→ Task to complete
Do not copy the pictures; transcribe all other material exactly.

→ Data segment
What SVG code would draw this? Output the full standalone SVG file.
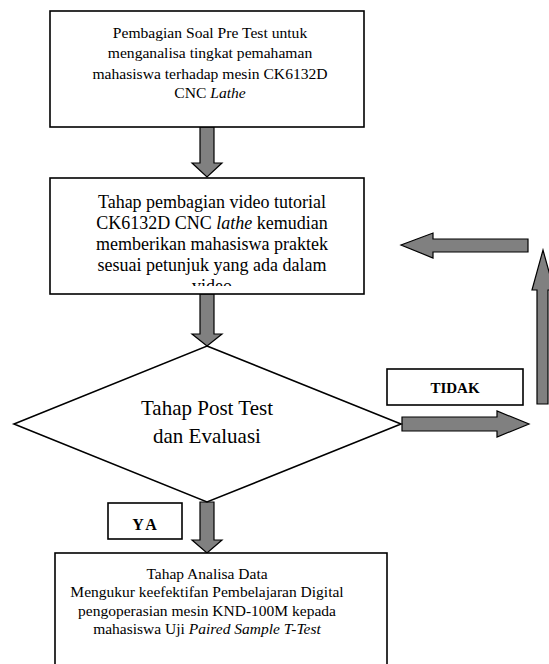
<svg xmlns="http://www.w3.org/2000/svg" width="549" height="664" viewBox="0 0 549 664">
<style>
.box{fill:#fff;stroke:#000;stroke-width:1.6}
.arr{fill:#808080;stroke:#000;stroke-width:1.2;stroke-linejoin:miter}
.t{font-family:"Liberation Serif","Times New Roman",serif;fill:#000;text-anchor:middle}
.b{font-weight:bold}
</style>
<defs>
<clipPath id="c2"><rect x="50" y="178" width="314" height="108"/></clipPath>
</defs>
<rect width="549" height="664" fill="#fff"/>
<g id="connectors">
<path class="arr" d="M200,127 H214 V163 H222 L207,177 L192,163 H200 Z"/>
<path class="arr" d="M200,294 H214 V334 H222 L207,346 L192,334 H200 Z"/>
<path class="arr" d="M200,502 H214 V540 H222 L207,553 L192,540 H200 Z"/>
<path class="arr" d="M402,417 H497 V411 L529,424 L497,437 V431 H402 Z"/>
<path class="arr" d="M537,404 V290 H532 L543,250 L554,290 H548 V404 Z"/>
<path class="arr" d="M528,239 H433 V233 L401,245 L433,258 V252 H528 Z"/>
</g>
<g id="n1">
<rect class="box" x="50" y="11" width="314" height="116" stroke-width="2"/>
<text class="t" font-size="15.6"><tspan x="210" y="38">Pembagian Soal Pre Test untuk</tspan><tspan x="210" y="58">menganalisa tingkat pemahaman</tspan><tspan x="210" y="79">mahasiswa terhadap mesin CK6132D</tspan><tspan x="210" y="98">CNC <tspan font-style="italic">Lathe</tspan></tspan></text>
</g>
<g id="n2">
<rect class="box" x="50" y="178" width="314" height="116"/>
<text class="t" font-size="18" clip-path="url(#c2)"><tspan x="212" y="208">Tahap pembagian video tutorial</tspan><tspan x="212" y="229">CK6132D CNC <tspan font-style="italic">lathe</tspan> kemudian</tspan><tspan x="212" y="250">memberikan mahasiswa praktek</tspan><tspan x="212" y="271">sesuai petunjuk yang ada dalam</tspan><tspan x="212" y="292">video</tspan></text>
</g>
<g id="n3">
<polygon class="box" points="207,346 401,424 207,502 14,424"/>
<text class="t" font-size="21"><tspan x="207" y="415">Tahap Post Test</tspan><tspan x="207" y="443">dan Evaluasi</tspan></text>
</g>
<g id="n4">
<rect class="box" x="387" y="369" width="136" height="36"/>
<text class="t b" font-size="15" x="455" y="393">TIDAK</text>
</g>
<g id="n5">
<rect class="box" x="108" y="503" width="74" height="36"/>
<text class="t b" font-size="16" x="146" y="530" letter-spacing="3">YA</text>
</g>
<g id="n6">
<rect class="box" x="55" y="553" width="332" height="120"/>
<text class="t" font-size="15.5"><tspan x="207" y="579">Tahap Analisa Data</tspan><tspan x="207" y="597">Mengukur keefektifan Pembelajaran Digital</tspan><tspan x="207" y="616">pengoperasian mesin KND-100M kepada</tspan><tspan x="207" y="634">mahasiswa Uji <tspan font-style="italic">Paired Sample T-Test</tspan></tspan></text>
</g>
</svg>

→ Answer to this task
What SVG code would draw this? Output the full standalone SVG file.
<svg xmlns="http://www.w3.org/2000/svg" width="549" height="664" viewBox="0 0 549 664">
<style>
.box{fill:#fff;stroke:#000;stroke-width:1.6}
.arr{fill:#808080;stroke:#000;stroke-width:1.2;stroke-linejoin:miter}
.t{font-family:"Liberation Serif","Times New Roman",serif;fill:#000;text-anchor:middle}
.b{font-weight:bold}
</style>
<defs>
<clipPath id="c2"><rect x="50" y="178" width="314" height="108"/></clipPath>
</defs>
<rect width="549" height="664" fill="#fff"/>
<g id="connectors">
<path class="arr" d="M200,127 H214 V163 H222 L207,177 L192,163 H200 Z"/>
<path class="arr" d="M200,294 H214 V334 H222 L207,346 L192,334 H200 Z"/>
<path class="arr" d="M200,502 H214 V540 H222 L207,553 L192,540 H200 Z"/>
<path class="arr" d="M402,417 H497 V411 L529,424 L497,437 V431 H402 Z"/>
<path class="arr" d="M537,404 V290 H532 L543,250 L554,290 H548 V404 Z"/>
<path class="arr" d="M528,239 H433 V233 L401,245 L433,258 V252 H528 Z"/>
</g>
<g id="n1">
<rect class="box" x="50" y="11" width="314" height="116" stroke-width="2"/>
<text class="t" font-size="15.6"><tspan x="210" y="38">Pembagian Soal Pre Test untuk</tspan><tspan x="210" y="58">menganalisa tingkat pemahaman</tspan><tspan x="210" y="79">mahasiswa terhadap mesin CK6132D</tspan><tspan x="210" y="98">CNC <tspan font-style="italic">Lathe</tspan></tspan></text>
</g>
<g id="n2">
<rect class="box" x="50" y="178" width="314" height="116"/>
<text class="t" font-size="18" clip-path="url(#c2)"><tspan x="212" y="208">Tahap pembagian video tutorial</tspan><tspan x="212" y="229">CK6132D CNC <tspan font-style="italic">lathe</tspan> kemudian</tspan><tspan x="212" y="250">memberikan mahasiswa praktek</tspan><tspan x="212" y="271">sesuai petunjuk yang ada dalam</tspan><tspan x="212" y="292">video</tspan></text>
</g>
<g id="n3">
<polygon class="box" points="207,346 401,424 207,502 14,424"/>
<text class="t" font-size="21"><tspan x="207" y="415">Tahap Post Test</tspan><tspan x="207" y="443">dan Evaluasi</tspan></text>
</g>
<g id="n4">
<rect class="box" x="387" y="369" width="136" height="36"/>
<text class="t b" font-size="15" x="455" y="393">TIDAK</text>
</g>
<g id="n5">
<rect class="box" x="108" y="503" width="74" height="36"/>
<text class="t b" font-size="16" x="146" y="530" letter-spacing="3">YA</text>
</g>
<g id="n6">
<rect class="box" x="55" y="553" width="332" height="120"/>
<text class="t" font-size="15.5"><tspan x="207" y="579">Tahap Analisa Data</tspan><tspan x="207" y="597">Mengukur keefektifan Pembelajaran Digital</tspan><tspan x="207" y="616">pengoperasian mesin KND-100M kepada</tspan><tspan x="207" y="634">mahasiswa Uji <tspan font-style="italic">Paired Sample T-Test</tspan></tspan></text>
</g>
</svg>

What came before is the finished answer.